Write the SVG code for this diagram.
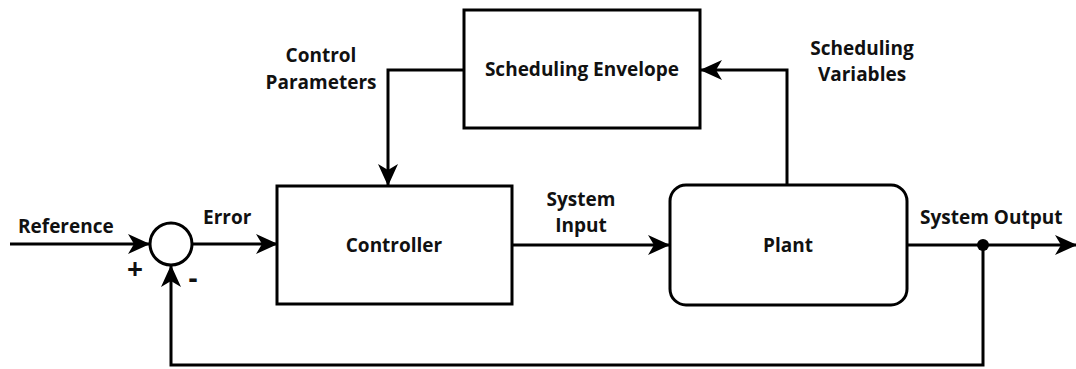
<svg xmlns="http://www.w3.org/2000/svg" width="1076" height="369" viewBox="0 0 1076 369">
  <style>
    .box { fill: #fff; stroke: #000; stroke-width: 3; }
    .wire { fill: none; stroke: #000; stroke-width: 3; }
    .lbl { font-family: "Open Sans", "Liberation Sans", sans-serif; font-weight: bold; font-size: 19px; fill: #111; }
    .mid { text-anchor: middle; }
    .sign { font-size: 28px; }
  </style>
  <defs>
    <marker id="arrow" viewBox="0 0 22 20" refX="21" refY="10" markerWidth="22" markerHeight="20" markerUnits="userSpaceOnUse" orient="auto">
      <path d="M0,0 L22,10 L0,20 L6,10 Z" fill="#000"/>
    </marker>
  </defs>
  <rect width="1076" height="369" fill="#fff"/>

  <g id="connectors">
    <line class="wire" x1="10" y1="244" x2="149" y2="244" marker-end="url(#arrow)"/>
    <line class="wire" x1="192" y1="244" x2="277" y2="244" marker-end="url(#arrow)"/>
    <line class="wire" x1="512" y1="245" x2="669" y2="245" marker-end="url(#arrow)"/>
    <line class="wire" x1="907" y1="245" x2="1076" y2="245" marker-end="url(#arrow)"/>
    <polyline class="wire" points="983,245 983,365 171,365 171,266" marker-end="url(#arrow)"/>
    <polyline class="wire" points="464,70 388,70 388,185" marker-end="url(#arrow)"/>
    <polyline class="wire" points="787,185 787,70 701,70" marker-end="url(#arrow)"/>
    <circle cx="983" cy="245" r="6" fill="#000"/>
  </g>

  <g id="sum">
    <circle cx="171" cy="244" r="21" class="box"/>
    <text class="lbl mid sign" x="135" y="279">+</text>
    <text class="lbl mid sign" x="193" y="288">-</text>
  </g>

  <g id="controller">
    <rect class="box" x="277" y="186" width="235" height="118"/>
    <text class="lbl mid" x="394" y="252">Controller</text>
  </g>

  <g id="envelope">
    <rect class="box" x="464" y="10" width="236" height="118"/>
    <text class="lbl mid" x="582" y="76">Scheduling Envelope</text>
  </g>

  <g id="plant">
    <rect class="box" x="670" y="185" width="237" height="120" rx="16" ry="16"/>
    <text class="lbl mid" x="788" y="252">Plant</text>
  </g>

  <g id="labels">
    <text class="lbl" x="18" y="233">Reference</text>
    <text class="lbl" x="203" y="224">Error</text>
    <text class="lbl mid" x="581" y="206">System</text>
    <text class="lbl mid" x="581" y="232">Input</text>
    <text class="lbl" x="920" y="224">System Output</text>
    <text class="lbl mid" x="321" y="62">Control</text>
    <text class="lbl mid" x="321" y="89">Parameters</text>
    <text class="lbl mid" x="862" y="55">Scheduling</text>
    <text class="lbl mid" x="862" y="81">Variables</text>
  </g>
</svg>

Exercise task: Repeat all the data as it stands, dropping any images it holds.

Written solution:
Write the SVG code for this diagram.
<svg xmlns="http://www.w3.org/2000/svg" width="1076" height="369" viewBox="0 0 1076 369">
  <style>
    .box { fill: #fff; stroke: #000; stroke-width: 3; }
    .wire { fill: none; stroke: #000; stroke-width: 3; }
    .lbl { font-family: "Open Sans", "Liberation Sans", sans-serif; font-weight: bold; font-size: 19px; fill: #111; }
    .mid { text-anchor: middle; }
    .sign { font-size: 28px; }
  </style>
  <defs>
    <marker id="arrow" viewBox="0 0 22 20" refX="21" refY="10" markerWidth="22" markerHeight="20" markerUnits="userSpaceOnUse" orient="auto">
      <path d="M0,0 L22,10 L0,20 L6,10 Z" fill="#000"/>
    </marker>
  </defs>
  <rect width="1076" height="369" fill="#fff"/>

  <g id="connectors">
    <line class="wire" x1="10" y1="244" x2="149" y2="244" marker-end="url(#arrow)"/>
    <line class="wire" x1="192" y1="244" x2="277" y2="244" marker-end="url(#arrow)"/>
    <line class="wire" x1="512" y1="245" x2="669" y2="245" marker-end="url(#arrow)"/>
    <line class="wire" x1="907" y1="245" x2="1076" y2="245" marker-end="url(#arrow)"/>
    <polyline class="wire" points="983,245 983,365 171,365 171,266" marker-end="url(#arrow)"/>
    <polyline class="wire" points="464,70 388,70 388,185" marker-end="url(#arrow)"/>
    <polyline class="wire" points="787,185 787,70 701,70" marker-end="url(#arrow)"/>
    <circle cx="983" cy="245" r="6" fill="#000"/>
  </g>

  <g id="sum">
    <circle cx="171" cy="244" r="21" class="box"/>
    <text class="lbl mid sign" x="135" y="279">+</text>
    <text class="lbl mid sign" x="193" y="288">-</text>
  </g>

  <g id="controller">
    <rect class="box" x="277" y="186" width="235" height="118"/>
    <text class="lbl mid" x="394" y="252">Controller</text>
  </g>

  <g id="envelope">
    <rect class="box" x="464" y="10" width="236" height="118"/>
    <text class="lbl mid" x="582" y="76">Scheduling Envelope</text>
  </g>

  <g id="plant">
    <rect class="box" x="670" y="185" width="237" height="120" rx="16" ry="16"/>
    <text class="lbl mid" x="788" y="252">Plant</text>
  </g>

  <g id="labels">
    <text class="lbl" x="18" y="233">Reference</text>
    <text class="lbl" x="203" y="224">Error</text>
    <text class="lbl mid" x="581" y="206">System</text>
    <text class="lbl mid" x="581" y="232">Input</text>
    <text class="lbl" x="920" y="224">System Output</text>
    <text class="lbl mid" x="321" y="62">Control</text>
    <text class="lbl mid" x="321" y="89">Parameters</text>
    <text class="lbl mid" x="862" y="55">Scheduling</text>
    <text class="lbl mid" x="862" y="81">Variables</text>
  </g>
</svg>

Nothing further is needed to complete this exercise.